- [TASK REQUIREMENTS]
Exactly as written, quote every line that follows, skipping the images.

- [STORED DATA]
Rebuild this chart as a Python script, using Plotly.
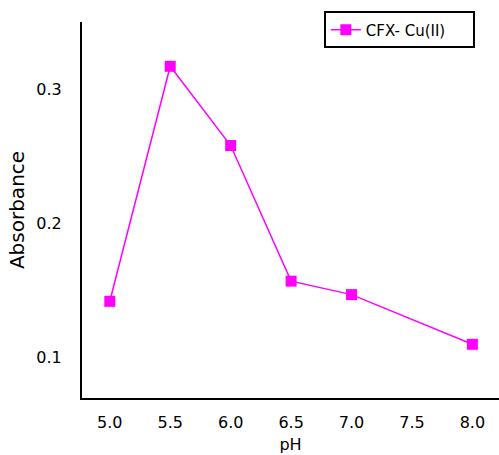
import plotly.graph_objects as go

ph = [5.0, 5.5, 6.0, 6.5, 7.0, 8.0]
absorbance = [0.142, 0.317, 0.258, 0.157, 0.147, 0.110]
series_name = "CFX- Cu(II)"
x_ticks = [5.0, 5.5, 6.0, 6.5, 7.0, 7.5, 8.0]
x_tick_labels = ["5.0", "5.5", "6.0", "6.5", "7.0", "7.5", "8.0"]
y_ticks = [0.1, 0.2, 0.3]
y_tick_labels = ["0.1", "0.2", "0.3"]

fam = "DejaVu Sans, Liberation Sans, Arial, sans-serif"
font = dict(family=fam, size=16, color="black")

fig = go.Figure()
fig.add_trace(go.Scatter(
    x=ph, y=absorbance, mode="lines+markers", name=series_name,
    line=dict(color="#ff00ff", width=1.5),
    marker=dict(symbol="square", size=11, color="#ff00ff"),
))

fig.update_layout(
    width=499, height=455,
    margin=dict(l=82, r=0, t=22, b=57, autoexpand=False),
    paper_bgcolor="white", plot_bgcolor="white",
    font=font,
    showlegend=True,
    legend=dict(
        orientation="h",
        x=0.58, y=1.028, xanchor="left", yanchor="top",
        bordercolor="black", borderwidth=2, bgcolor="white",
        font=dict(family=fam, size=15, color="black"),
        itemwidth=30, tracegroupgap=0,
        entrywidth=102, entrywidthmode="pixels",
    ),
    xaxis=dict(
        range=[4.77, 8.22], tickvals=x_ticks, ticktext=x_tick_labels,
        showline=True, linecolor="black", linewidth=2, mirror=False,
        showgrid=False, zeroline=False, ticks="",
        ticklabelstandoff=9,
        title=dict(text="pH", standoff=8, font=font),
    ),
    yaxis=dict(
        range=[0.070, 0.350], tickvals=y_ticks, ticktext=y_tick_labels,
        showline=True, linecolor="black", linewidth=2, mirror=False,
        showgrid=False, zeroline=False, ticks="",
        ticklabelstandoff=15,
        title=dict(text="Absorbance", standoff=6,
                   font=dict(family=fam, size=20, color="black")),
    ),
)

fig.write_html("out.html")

- [CORRECT ANSWER]
Rebuild this chart as a Python script, using Plotly.
import plotly.graph_objects as go

ph = [5.0, 5.5, 6.0, 6.5, 7.0, 8.0]
absorbance = [0.142, 0.317, 0.258, 0.157, 0.147, 0.110]
series_name = "CFX- Cu(II)"
x_ticks = [5.0, 5.5, 6.0, 6.5, 7.0, 7.5, 8.0]
x_tick_labels = ["5.0", "5.5", "6.0", "6.5", "7.0", "7.5", "8.0"]
y_ticks = [0.1, 0.2, 0.3]
y_tick_labels = ["0.1", "0.2", "0.3"]

fam = "DejaVu Sans, Liberation Sans, Arial, sans-serif"
font = dict(family=fam, size=16, color="black")

fig = go.Figure()
fig.add_trace(go.Scatter(
    x=ph, y=absorbance, mode="lines+markers", name=series_name,
    line=dict(color="#ff00ff", width=1.5),
    marker=dict(symbol="square", size=11, color="#ff00ff"),
))

fig.update_layout(
    width=499, height=455,
    margin=dict(l=82, r=0, t=22, b=57, autoexpand=False),
    paper_bgcolor="white", plot_bgcolor="white",
    font=font,
    showlegend=True,
    legend=dict(
        orientation="h",
        x=0.58, y=1.028, xanchor="left", yanchor="top",
        bordercolor="black", borderwidth=2, bgcolor="white",
        font=dict(family=fam, size=15, color="black"),
        itemwidth=30, tracegroupgap=0,
        entrywidth=102, entrywidthmode="pixels",
    ),
    xaxis=dict(
        range=[4.77, 8.22], tickvals=x_ticks, ticktext=x_tick_labels,
        showline=True, linecolor="black", linewidth=2, mirror=False,
        showgrid=False, zeroline=False, ticks="",
        ticklabelstandoff=9,
        title=dict(text="pH", standoff=8, font=font),
    ),
    yaxis=dict(
        range=[0.070, 0.350], tickvals=y_ticks, ticktext=y_tick_labels,
        showline=True, linecolor="black", linewidth=2, mirror=False,
        showgrid=False, zeroline=False, ticks="",
        ticklabelstandoff=15,
        title=dict(text="Absorbance", standoff=6,
                   font=dict(family=fam, size=20, color="black")),
    ),
)

fig.write_html("out.html")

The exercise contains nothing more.